Yet so far only 6 percent of Wyndham's guests have taken advantage of those high-speed wires. By comparison, 55 percent of the chain's guests watch adult material on TV, and 35 percent watch first-run movies. "It's the early-adoption stage," Hedley says. "As more demands are placed on the business traveler to use the hotel room as an extension of his or her office, that penetration rate is going to go up."
Maybe so, but for that to happen, hotels and travelers will have to overcome some significant technical hurdles. Like the Ritz-Carlton, most hotels that offer broadband access do so in the form of wired Ethernet, with speeds varying from 1Mbps to 100Mbps. That often means running cables to each room and installing wall jacks. Typically, the hotel provides the Ethernet cables; guests without Ethernet cards for their laptops are out of luck. Hotels are also experimenting with wireless access, which at a minimum requires guests to bring a wireless PC card; in some cases, guests must also have a subscription with the hotel's chosen wireless service provider. In that case, hotels need to install wireless transceivers on each floor.

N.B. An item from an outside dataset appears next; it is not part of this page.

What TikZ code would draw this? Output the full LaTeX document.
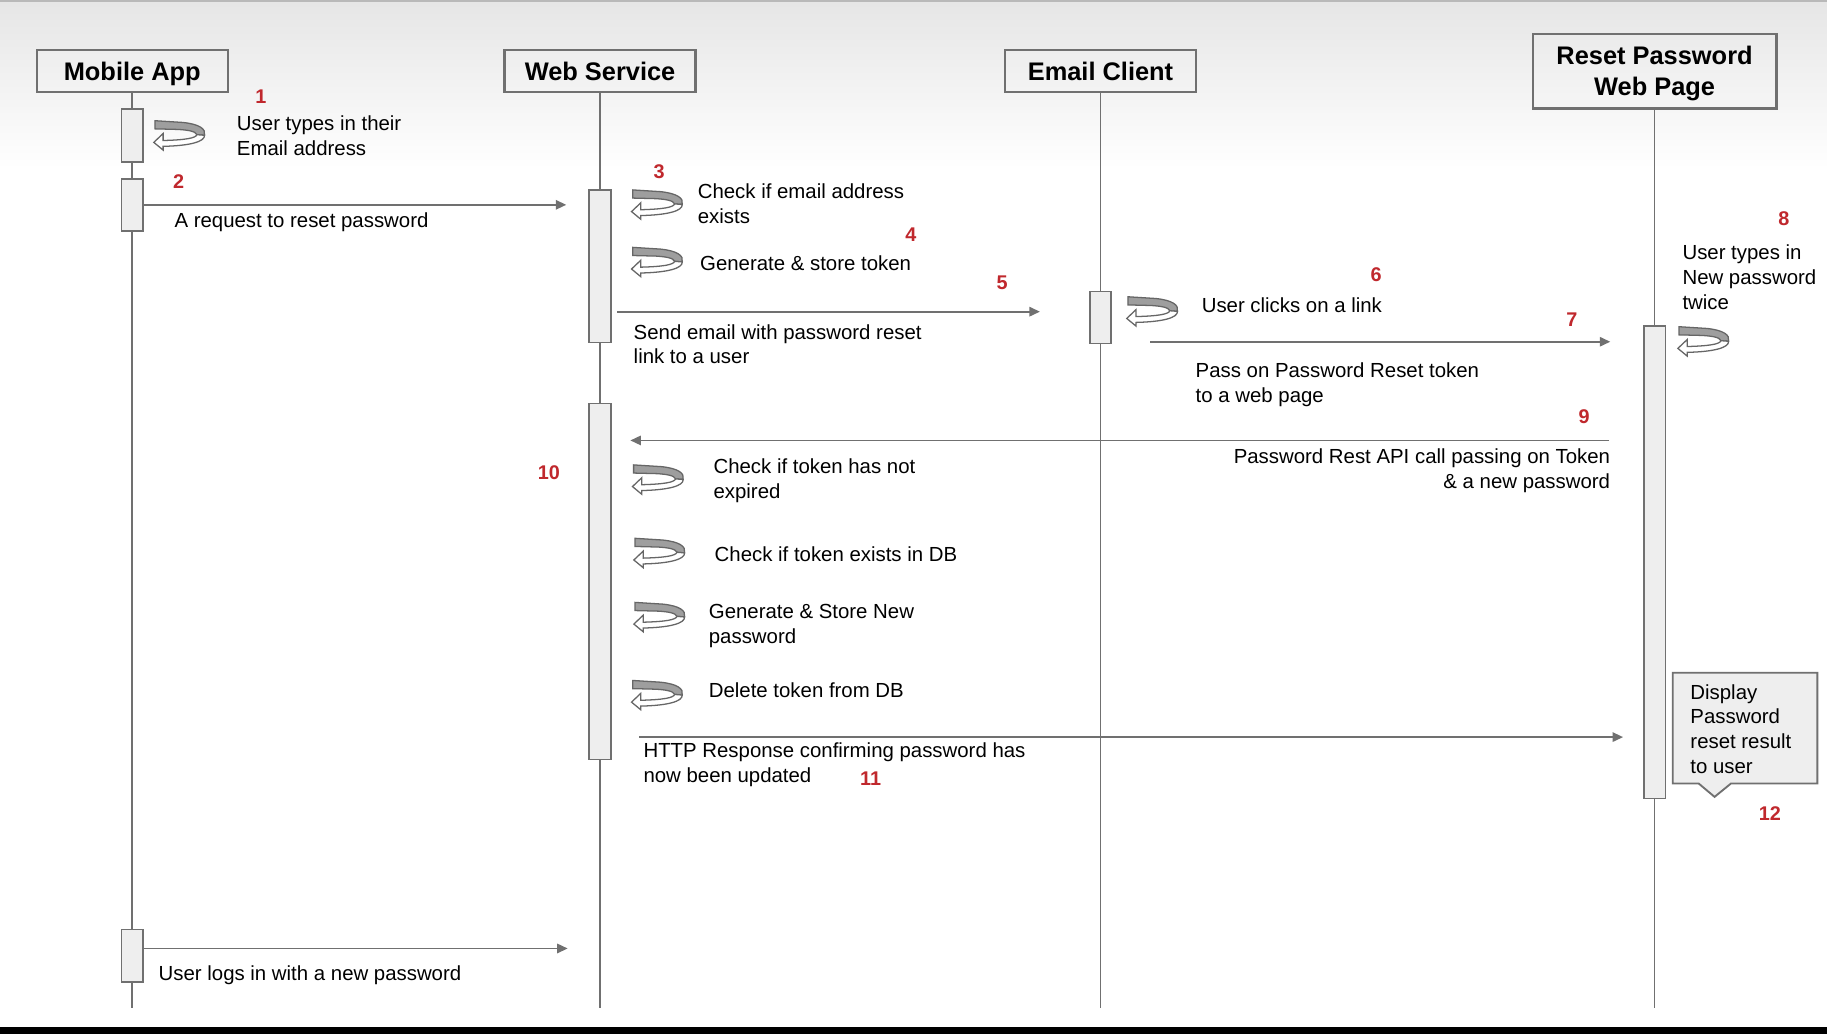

The problem with both wired and wireless access is that guests must supply crucial hardware - specifically, an Ethernet card - themselves. And even if a traveler carries around an Ethernet card, his or her laptop may not be able to use the hotel's broadband connection to do anything useful.
"Right now, with an Ethernet- connected laptop, you can get Web access," says Bruce Rosenberg, Hilton's senior VP of e-business. "But that's not the killer app. Our users need to get back to their corporate network." For that to happen, the guest's company must enable virtual private networking - which would allow guests to access their companies' networks via the Net. VPN technology is spreading, says Rosenberg, but not as fast as hotels are wiring.
Because of these technical hurdles, Hilton is testing alternative technologies, including Internet-enabled television, wireless access and even Internet-enabled telephones with 14-inch monitors. Starwood's W Hotel in San Francisco is doing the same, offering Internet TV (with a wireless keyboard) and a high-speed Ethernet jack in every room; the hotel plans to try out wireless in its "living room" lobby this summer.
Some hotels are hesitant to provide broadband service at all, says Dylan Brooks, an analyst for Jupiter Media Metrix, because more and more guests are carrying their access with them. "The rapid growth in wireless phones - and, looking into the future, Internet-enabled wireless phones - threatens to do to a hotel's broadband services what those same cell phones did to their telephone revenue," Brooks explains.